- Born: 11 August 1923 Nagercoil, British India
- Died: 27 March 2005 (aged 81) Nagercoil, Tamil Nadu, India
- Education: Scott Christian College University of Bristol
- Occupations: Dean, Department of Physics, Tata Institute of Fundamental Research
- Spouse: Serena Padmini
- Children: 4

= Ranjan Roy Daniel =

Indian physicist

Ranjan Roy Daniel (also referred to as R. R. Daniel or Rajan Roy) (11 August 1923 – 27 March 2005) was an Indian physicist who worked in the fields of cosmic rays and space physics, and remained Director Chairman of Tata Institute of Fundamental Research. He also served as an advisor to the prime minister of India, Indira Gandhi in 1976. He worked in the field of cosmic rays with Homi Jehangir Bhabha for 23 years.

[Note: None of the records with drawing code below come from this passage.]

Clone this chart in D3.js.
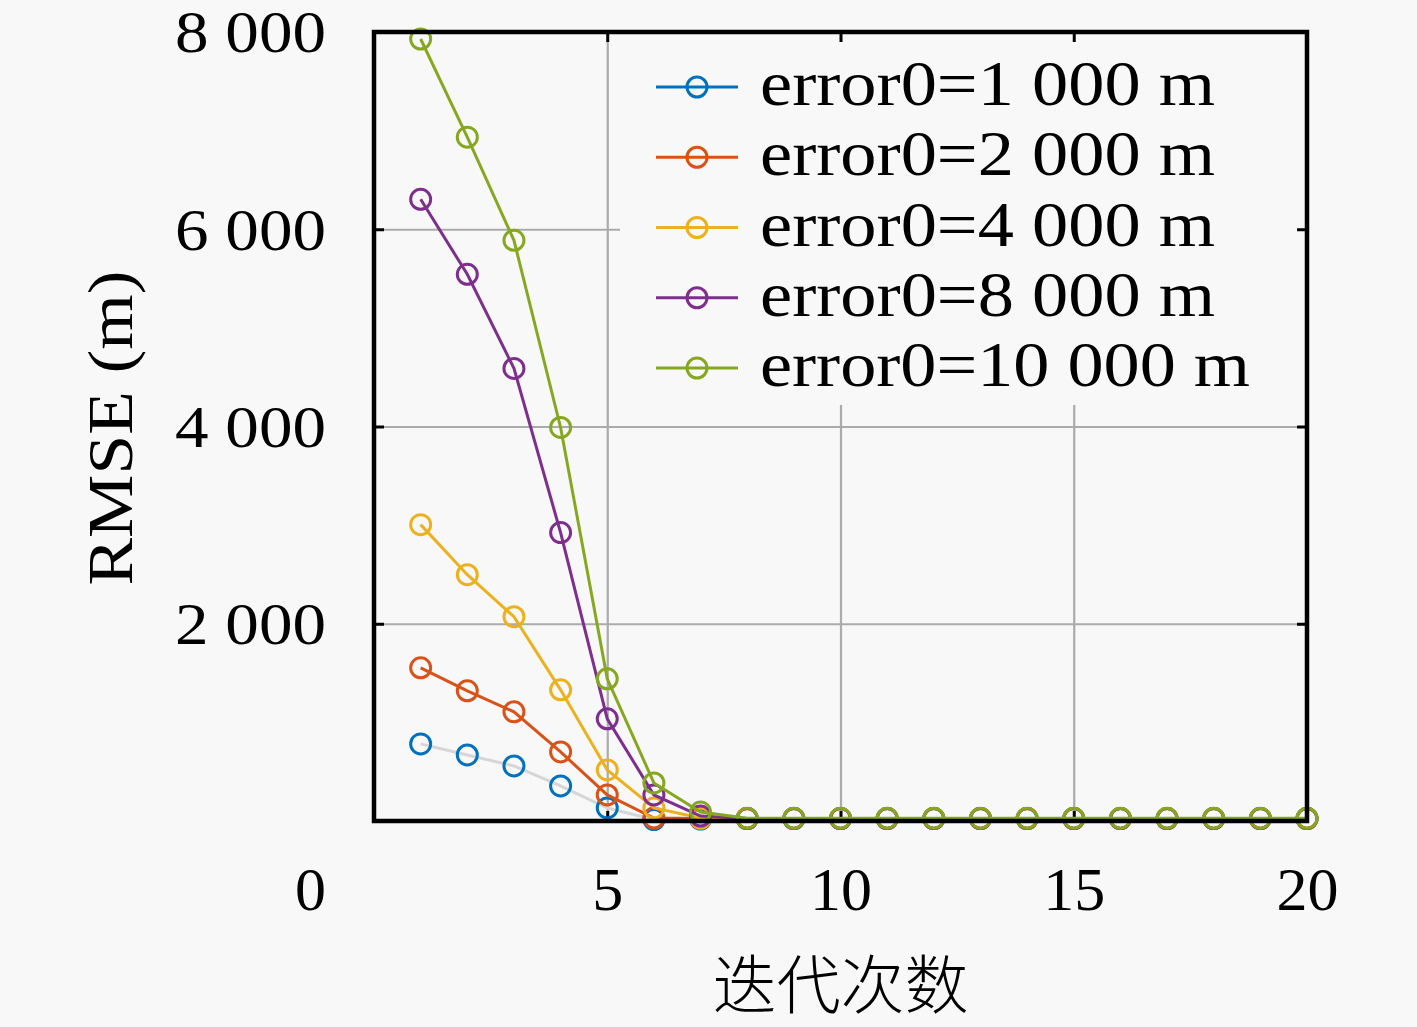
<!DOCTYPE html>
<html>
<head>
<meta charset="utf-8">
<script src="https://cdn.jsdelivr.net/npm/d3@7"></script>
<style>
  html, body { margin: 0; padding: 0; background: #f8f8f8; }
  svg { display: block; }
</style>
</head>
<body>
<div id="chart"></div>
<script>
const iterations = d3.range(1, 21);
const seriesNames = ["error0=1 000 m", "error0=2 000 m", "error0=4 000 m", "error0=8 000 m", "error0=10 000 m"];
const seriesColors = ["#0072bd", "#d95319", "#edb120", "#7e2f8e", "#86a820"];
const lineColors = ["#d6d6d6", "#d95319", "#edb120", "#7e2f8e", "#86a820"];

const rmse1000 = [782, 670, 558, 355, 132, 15, 20, 25, 25, 25, 25, 25, 25, 25, 25, 25, 25, 25, 25, 25];
const rmse2000 = [1553, 1320, 1107, 700, 264, 30, 25, 25, 25, 25, 25, 25, 25, 25, 25, 25, 25, 25, 25, 25];
const rmse4000 = [3005, 2497, 2071, 1330, 518, 132, 30, 25, 25, 25, 25, 25, 25, 25, 25, 25, 25, 25, 25, 25];
const rmse8000 = [6304, 5543, 4589, 2924, 1036, 264, 50, 25, 25, 25, 25, 25, 25, 25, 25, 25, 25, 25, 25, 25];
const rmse10000 = [7929, 6934, 5888, 3990, 1442, 386, 91, 28, 28, 28, 28, 28, 28, 28, 28, 28, 28, 28, 28, 28];
const allSeries = [rmse1000, rmse2000, rmse4000, rmse8000, rmse10000];

const xTicks = [5, 10, 15, 20];
const yTicks = [2000, 4000, 6000, 8000];

const margin = { top: 32, right: 110, bottom: 206, left: 374 };
const width = 1417 - margin.left - margin.right;
const height = 1027 - margin.top - margin.bottom;
const serif = "'Liberation Serif', 'Times New Roman', serif";

const svg = d3.select("#chart")
  .append("svg")
  .attr("width", 1417)
  .attr("height", 1027)
  .style("background", "#f8f8f8");

const g = svg.append("g")
  .attr("transform", `translate(${margin.left},${margin.top})`);

const x = d3.scaleLinear().domain([0, 20]).range([0, width]);
const y = d3.scaleLinear().domain([0, 8000]).range([height, 0]);

// grid
g.append("g")
  .attr("class", "grid-x")
  .attr("transform", `translate(0,${height})`)
  .call(d3.axisBottom(x).tickValues([5, 10, 15]).tickSize(-height).tickFormat(""))
  .call(s => s.select(".domain").remove())
  .call(s => s.selectAll("line").attr("stroke", "#ababab").attr("stroke-width", 2.2));

g.append("g")
  .attr("class", "grid-y")
  .call(d3.axisLeft(y).tickValues([2000, 4000, 6000]).tickSize(-width).tickFormat(""))
  .call(s => s.select(".domain").remove())
  .call(s => s.selectAll("line").attr("stroke", "#ababab").attr("stroke-width", 2.2));

// legend background covers the grid
const legX = 246, legY = 3, legW = 680, legH = 370;
g.append("rect")
  .attr("x", legX).attr("y", legY)
  .attr("width", legW).attr("height", legH)
  .attr("fill", "#f8f8f8");

// inner ticks on all four sides
function styleTicks(s) {
  s.select(".domain").remove();
  s.selectAll("line").attr("stroke", "#000").attr("stroke-width", 3);
  s.selectAll("text").remove();
}
g.append("g").attr("transform", `translate(0,${height})`)
  .call(d3.axisBottom(x).tickValues(xTicks).tickSize(-10)).call(styleTicks);
g.append("g")
  .call(d3.axisTop(x).tickValues(xTicks).tickSize(-10)).call(styleTicks);
g.append("g")
  .call(d3.axisLeft(y).tickValues(yTicks).tickSize(-10)).call(styleTicks);
g.append("g").attr("transform", `translate(${width},0)`)
  .call(d3.axisRight(y).tickValues(yTicks).tickSize(-10)).call(styleTicks);

// series
const line = d3.line().x((d, i) => x(iterations[i])).y(d => y(d));

allSeries.forEach((vals, k) => {
  g.append("path")
    .datum(vals)
    .attr("fill", "none")
    .attr("stroke", lineColors[k])
    .attr("stroke-width", 3)
    .attr("d", line);
  g.selectAll(".m" + k)
    .data(vals)
    .enter()
    .append("circle")
    .attr("class", "m" + k)
    .attr("cx", (d, i) => x(iterations[i]))
    .attr("cy", d => y(d))
    .attr("r", 10)
    .attr("fill", "none")
    .attr("stroke", seriesColors[k])
    .attr("stroke-width", 3);
});

// frame
g.append("rect")
  .attr("width", width).attr("height", height)
  .attr("fill", "none")
  .attr("stroke", "#000")
  .attr("stroke-width", 4.5);

// tick labels
const xAxis = g.append("g").attr("transform", `translate(0,${height})`)
  .call(d3.axisBottom(x).tickValues(xTicks).tickSize(0).tickPadding(0));
xAxis.select(".domain").remove();
xAxis.selectAll("text")
  .attr("dy", null).attr("y", 89)
  .style("font-family", serif).style("font-size", "62px").attr("fill", "#000");

const yAxis = g.append("g")
  .call(d3.axisLeft(y).tickValues(yTicks).tickSize(0).tickPadding(48)
    .tickFormat(d => d3.format(",")(d).replace(",", " ")));
yAxis.select(".domain").remove();
yAxis.selectAll("text")
  .attr("dy", "0.33em")
  .attr("textLength", 151)
  .attr("lengthAdjust", "spacingAndGlyphs")
  .style("font-family", serif).style("font-size", "60px").attr("fill", "#000");

g.append("text")
  .attr("x", -48).attr("y", height + 89)
  .attr("text-anchor", "end")
  .style("font-family", serif).style("font-size", "62px")
  .text("0");

// axis titles
svg.append("text")
  .attr("transform", "translate(132,428) rotate(-90)")
  .attr("text-anchor", "middle")
  .attr("textLength", 315)
  .attr("lengthAdjust", "spacingAndGlyphs")
  .style("font-family", serif).style("font-size", "64px")
  .text("RMSE (m)");

svg.append("text")
  .attr("x", margin.left + x(10)).attr("y", 1008)
  .attr("text-anchor", "middle")
  .style("font-family", "'Noto Sans CJK SC', sans-serif").style("font-size", "64px")
  .style("font-weight", 300)
  .text("迭代次数");

// legend
const legend = svg.append("g");
const rowY = d3.scalePoint().domain(d3.range(seriesNames.length)).range([87, 368]);
const legendWidths = [455, 455, 455, 455, 490];
seriesNames.forEach((name, k) => {
  const ry = rowY(k);
  legend.append("line")
    .attr("x1", 656).attr("x2", 738).attr("y1", ry).attr("y2", ry)
    .attr("stroke", seriesColors[k]).attr("stroke-width", 3);
  legend.append("circle")
    .attr("cx", 697).attr("cy", ry).attr("r", 10)
    .attr("fill", "none").attr("stroke", seriesColors[k]).attr("stroke-width", 3);
  legend.append("text")
    .attr("x", 760).attr("y", ry + 18)
    .attr("textLength", legendWidths[k])
    .attr("lengthAdjust", "spacingAndGlyphs")
    .style("font-family", serif).style("font-size", "64px")
    .text(name);
});
</script>
</body>
</html>
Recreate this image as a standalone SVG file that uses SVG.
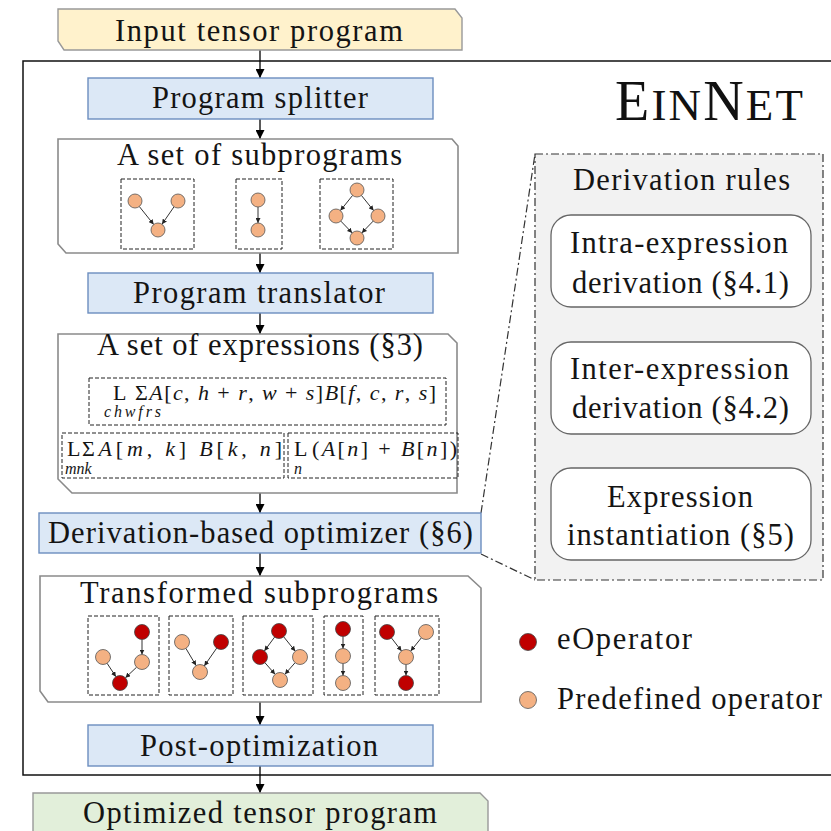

He was awarded the Padma Bhushan in 1992 by the Government of India, for his contributions to science and engineering.

==Early life and education==
Daniel was born on 11 August 1923 in Nagercoil to M.A. Daniel Nadar and Theresa Chellammal Daniel. He was the third of five siblings. He received his early and secondary education at Scott Christian Higher Secondary School in his hometown, Nagercoil. After completing secondary school in 1939 from Scott Christian College, he went on to pursue a BSc in physics from Loyola College, Chennai, the University of Madras. Under the influence of the Indian Nobel laureate Chandrasekhara Venkata Raman he was advised to pursue the next phase of his education at Banaras Hindu University, from which he received MSc (Physics) degree in 1946.

==Career==
He joined Tata Institute of Fundamental Research (TIFR) in 1947 as a scientist. From there he was sponsored by the Indian government to carry out research studies in the UK at the University of Bristol in 1951. He carried out research in the H. H. Wills Physics Laboratory, headed by the Nobel laureate C. F. Powell, using nuclear emulsions exposed to cosmic rays at high altitudes. He completed his PhD research under Donald Hill Perkins in April 1953. He went on to TIFR throughout till his retirement in 1988.

He was made a Fellow of the Indian National Science Academy (INSA) in 1975, and was awarded the Vainu Bappu Award in 1992.

==Personal life==
He married Serena Padmini, second daughter of G.M. Samuel and Annammal Samuel, in 1948, and the couple had four children. After his retirement he returned to Nagercoil and lived in his daughter Lalitha's house. He was affectionately known as a simple man, and very few knew of his remarkable accomplishments. He died on 27 March 2005 after a prolonged illness.
He is survived by 4 children (Lalitha, Ravindran, Amudha and Renjitha) and several grandchildren, all of whom live in the USA and India.